Chinese investor Nashan Group has plans to spend $225.5 million developing the Riverside Oaks Golf Resort in the Hills District into an international tourist resort.
Nashan has lodged plans with council for the progressive development of the 227-hectare site into a masterplan for 300 homes, a hotel precinct with a 150-key hotel and an internal road network and landscape strategy.
The golf resort is one of the major tourist attractions within the Hills Shire and is home to Sydney’s only 36-hole golf course. It hosts the NSW PGA championship.
Ten years after Nashan bought the golf course and resort, the developer has lodged plans to redevelop the club into a “refined, exclusive and timeless natural lifestyle resort”.
Nashan had previously sought an amendment to the local plan to permit up to 300 homes on the site in 2013. The Department of Planning and Environment approved its amendment in May 2019.
The concept development application, lodged last week, outlines four residential precincts to support further future residential development.
Nashan Group, chaired by billionaire Jianmin Song, acquired the Riverside Oaks championship course and resort in Cattai in 2009.
Nashan also snapped up neighbouring property from Australian billionaire Brett Blundy in 2017 for more than $18 million.
Other real estate interests for the Nashan Group include the historic keeper’s cottage in Vaucluse, and the Pullman Sydney Airport hotel. The investor also owns a 20 per cent stake in Virgin Australia.
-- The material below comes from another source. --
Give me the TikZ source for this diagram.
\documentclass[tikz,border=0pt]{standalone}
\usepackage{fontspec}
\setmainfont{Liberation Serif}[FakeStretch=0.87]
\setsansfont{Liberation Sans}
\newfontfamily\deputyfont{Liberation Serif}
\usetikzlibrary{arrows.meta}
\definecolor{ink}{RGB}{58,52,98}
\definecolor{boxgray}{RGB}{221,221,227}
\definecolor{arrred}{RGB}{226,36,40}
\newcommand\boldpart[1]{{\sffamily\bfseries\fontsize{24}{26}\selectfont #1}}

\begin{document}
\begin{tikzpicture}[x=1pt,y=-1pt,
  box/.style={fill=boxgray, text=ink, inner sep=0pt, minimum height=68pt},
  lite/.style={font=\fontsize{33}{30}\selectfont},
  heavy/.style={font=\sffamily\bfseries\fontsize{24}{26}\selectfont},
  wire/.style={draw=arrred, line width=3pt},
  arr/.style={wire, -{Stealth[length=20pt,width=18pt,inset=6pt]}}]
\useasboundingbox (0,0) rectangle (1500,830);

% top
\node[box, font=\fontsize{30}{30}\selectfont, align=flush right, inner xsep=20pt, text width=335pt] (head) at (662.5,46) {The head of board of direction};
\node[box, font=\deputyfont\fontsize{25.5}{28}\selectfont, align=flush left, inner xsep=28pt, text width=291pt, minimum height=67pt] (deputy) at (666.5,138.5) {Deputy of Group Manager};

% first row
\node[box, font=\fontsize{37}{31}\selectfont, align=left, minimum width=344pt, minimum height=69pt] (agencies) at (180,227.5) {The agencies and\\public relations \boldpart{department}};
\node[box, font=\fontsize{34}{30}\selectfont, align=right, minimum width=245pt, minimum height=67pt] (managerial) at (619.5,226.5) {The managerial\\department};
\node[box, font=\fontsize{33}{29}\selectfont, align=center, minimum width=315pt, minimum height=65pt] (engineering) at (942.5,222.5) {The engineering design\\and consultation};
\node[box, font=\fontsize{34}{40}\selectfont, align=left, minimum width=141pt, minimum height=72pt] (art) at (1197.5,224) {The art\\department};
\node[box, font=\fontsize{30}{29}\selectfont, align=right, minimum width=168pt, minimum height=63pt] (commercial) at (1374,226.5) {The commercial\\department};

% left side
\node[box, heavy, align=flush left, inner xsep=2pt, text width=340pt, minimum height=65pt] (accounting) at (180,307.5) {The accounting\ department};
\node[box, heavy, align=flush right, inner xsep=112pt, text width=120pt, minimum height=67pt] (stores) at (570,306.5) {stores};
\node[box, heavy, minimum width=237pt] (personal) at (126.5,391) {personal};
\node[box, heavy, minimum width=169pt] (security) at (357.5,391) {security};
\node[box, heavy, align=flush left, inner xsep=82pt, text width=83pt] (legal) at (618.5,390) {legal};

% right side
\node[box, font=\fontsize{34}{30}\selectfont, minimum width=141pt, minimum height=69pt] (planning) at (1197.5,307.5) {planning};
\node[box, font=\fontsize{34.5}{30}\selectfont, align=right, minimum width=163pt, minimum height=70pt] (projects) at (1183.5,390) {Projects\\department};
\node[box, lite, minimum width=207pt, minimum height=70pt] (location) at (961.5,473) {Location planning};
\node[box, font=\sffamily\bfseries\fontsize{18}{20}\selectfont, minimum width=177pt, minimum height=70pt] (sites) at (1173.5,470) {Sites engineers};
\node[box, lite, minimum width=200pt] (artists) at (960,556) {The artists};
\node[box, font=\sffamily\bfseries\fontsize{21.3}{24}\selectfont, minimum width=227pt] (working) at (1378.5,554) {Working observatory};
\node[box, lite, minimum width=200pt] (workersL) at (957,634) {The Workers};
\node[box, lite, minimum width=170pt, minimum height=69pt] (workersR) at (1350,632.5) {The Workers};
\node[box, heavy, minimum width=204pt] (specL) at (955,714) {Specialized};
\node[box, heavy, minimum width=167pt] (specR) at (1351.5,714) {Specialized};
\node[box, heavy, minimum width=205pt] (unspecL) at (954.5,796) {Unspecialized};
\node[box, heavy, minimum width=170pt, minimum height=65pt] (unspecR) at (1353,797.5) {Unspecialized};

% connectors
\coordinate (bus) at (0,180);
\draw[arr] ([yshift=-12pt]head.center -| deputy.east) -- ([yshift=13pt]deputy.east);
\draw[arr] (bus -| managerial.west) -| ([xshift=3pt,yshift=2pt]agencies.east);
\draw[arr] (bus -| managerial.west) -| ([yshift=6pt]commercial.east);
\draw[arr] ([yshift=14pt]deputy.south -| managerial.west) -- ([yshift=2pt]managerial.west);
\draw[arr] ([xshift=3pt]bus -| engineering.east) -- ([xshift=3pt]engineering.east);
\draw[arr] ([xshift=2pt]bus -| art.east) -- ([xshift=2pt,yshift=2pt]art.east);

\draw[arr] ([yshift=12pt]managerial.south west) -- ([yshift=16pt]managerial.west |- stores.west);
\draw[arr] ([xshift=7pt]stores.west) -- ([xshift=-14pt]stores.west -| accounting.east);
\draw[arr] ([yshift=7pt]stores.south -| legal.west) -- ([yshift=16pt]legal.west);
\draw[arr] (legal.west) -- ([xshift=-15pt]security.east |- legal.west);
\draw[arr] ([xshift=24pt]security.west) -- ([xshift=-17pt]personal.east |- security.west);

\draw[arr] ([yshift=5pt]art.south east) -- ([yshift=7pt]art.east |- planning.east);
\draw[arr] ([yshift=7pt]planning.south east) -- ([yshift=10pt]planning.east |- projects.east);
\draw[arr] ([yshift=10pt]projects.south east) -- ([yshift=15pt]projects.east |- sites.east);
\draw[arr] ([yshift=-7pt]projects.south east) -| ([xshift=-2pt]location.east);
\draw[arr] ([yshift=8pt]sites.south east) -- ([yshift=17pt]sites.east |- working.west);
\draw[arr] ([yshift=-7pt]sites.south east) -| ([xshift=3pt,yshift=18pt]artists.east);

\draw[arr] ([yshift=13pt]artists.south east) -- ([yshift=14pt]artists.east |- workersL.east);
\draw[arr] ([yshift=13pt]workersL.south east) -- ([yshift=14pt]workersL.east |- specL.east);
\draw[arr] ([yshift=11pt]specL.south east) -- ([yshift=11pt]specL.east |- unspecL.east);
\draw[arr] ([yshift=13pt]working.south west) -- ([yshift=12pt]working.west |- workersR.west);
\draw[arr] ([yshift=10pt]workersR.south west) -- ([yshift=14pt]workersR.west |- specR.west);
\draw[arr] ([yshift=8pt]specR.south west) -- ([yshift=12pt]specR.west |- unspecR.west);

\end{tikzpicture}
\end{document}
The development application also seeks approval for up to 42 holiday villas and four developable residential precincts with a minimum 450sq m lot size.
In its application, Nashan said the proposed residential development would support the operation of the tourist resort and provide a rural lifestyle housing option “not currently available in the Shire”.
Nashan cites the state government’s target in its three cities plan of 664,000 new dwellings by 2031.
The application will now be assessed by the Hills Shire council before determination by the Sydney Central City Planning Panel.